Qu'est-ce que ça prendra? », demande le grand chef Alvin Fiddler, de la nation Nishnawbe Aski. « C'est le moment pour le Canada de se réveiller », renchérit Joshua Frogg, un leader autochtone dont la nièce de 12 ans s'est enlevée la vie au début janvier. Le député néo-démocrate Charlie Augus est encore plus direct. « Combien d'enfants est-ce correct de laisser mourir? », s'interroge-t-il.

Après deux autres suicides d'enfants autochtones - deux filles de 12 ans, Chantel Fox et Jolynn Winter - au début janvier dans la communauté autochtone ontarienne de Wapekaka, plusieurs leaders autochtones de partout au pays pressent le gouvernement Trudeau d'agir immédiatement La semaine dernière, un rapport du Bureau du coroner du Québec exhortait aussi les gouvernements à agir, dénonçant le « régime d'apartheid dans lequel les autochtones sont plongés depuis 150 ans sinon plus ». Le coroner enquêtait sur le suicide de cinq membres des communautés autochtones de la Côte-Nord entre février et octobre 2015.    

En conférence de presse jeudi à Ottawa, les leaders autochtones veulent que le gouvernement Trudeau lance une stratégie nationale de prévention du suicide chez les autochtones. Ils demandent aussi un plan de financement à long terme en santé pour les Premières nations, à l'instar des provinces. « Nos enfants méritent le même appui. Je sais que la ministre [fédérale de la Santé Jane] Philpott a le coeur à la bonne place, mais davantage doit être fait. Il y a urgence », dit Perry Bellegarde, chef national de l'Assemblée des Premières nations, en conférence de presse à Ottawa. Le taux de suicide chez les autochtones est cinq plus fois élevé que la moyenne canadienne, fait remarquer le chef national Bellegarde. 

« La culture doit changer. Quand est-ce assez? Nos travailleurs sociaux et nos communautés sont fatigués. Le gouvernement annonce peut-être des initiatives, mais des actions seraient certainement plus fortes que des mots », dit le grand chef Jonathan Solomon, du conseil de Mushkegowuk. 

« Un Katrina qui bouge lentement », dit le NPD

Le député néo-démocrate Charlie Augus somme le gouvernement Trudeau d'intervenir. « Combien d'enfants est-ce correct de laisser mourir? C'est un Katrina qui bouge lentement. Je suis désolé, mais je n'achète plus les condoléances et que le gouvernement dise qu'il a un plan. C'est une question de volonté politique. Le premier ministre doit dire : assez de la bureaucratie, produisez des résultats et financez à long terme. [...] C'est une crise générée par le Canada. [...] Pourquoi le refus pour mettre en place les mêmes ressources pour les communautés autochtones qui sont sous juridiction fédérale?», dit le député néo-démocrate Charlie Angus, qui a participé hier à une conférence de presse avec les leaders autochtones à Ottawa. 
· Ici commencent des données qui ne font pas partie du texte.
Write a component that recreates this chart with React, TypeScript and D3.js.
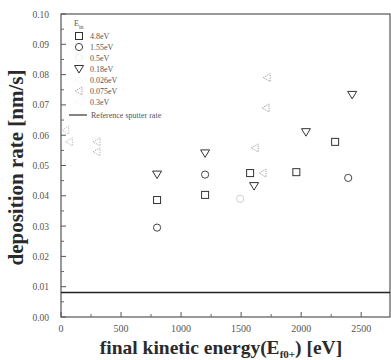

Les leaders autochtones et le NPD blâment notamment la bureaucratie fédérale. En octobre dernier, Ottawa a octroyé 155 millions supplémentaires pour la santé des enfants autochtones. « Ils n'ont pas dépensé un sou. Si c'était des enfants blancs, les fonctionnaires seraient virés  », dit le député néo-démocrate Charlie Angus. 

Complaisance

Le médecin Michael Kirlew, qui pratique dans les communautés autochtones dans le nord de l'Ontario, déplore le système de santé de « beaucoup inférieur » dans les réserves. 

« L'éducation, la santé et la protection de la jeunesse sont sous financées. C'est très difficile pour les enfants d'avoir les services essentiels dont ils ont besoin. Ne faites pas d'erreur : notre complaisance se traduira par des vies d'enfant », dit le Dr. Kirlew.

Des « défis importants », dit la ministre Philpott

La ministre fédérale de la Santé Jane Philpott se dit « profondément engagée à travailler avec nos partenaires pour avoir de nouvelles équipes en santé mentale et en crise pour répondre aux besoins [des communautés autochtones]. »

La ministre Philipott estime que les « circonstances dans un nombre de communautés autochtones à travers le pays sont troublantes. » « Il y a des défis importants [« deep challenges »] dans ces communautés qui ont mené à une situation où de jeunes gens n'ont pas d'espoir en l'avenir. Nous avons travaillé avec les communautés des Premières nations ou les peuples autochtones à travers le pays pour développer la solution dont ils ont besoin. [...] Nous avons investi 300 millions à travers le pays en bien-être mental [dont 24 millions dans la région de Wapekeka, où les deux filles de 12 ans se sont suicidées au début janvier] », a dit la ministre Philpott en point de presse ce matin à Moncton. La ministre Philpott a qualifié de « tragiques » les décès des deux filles de 12 ans à Wapekeka.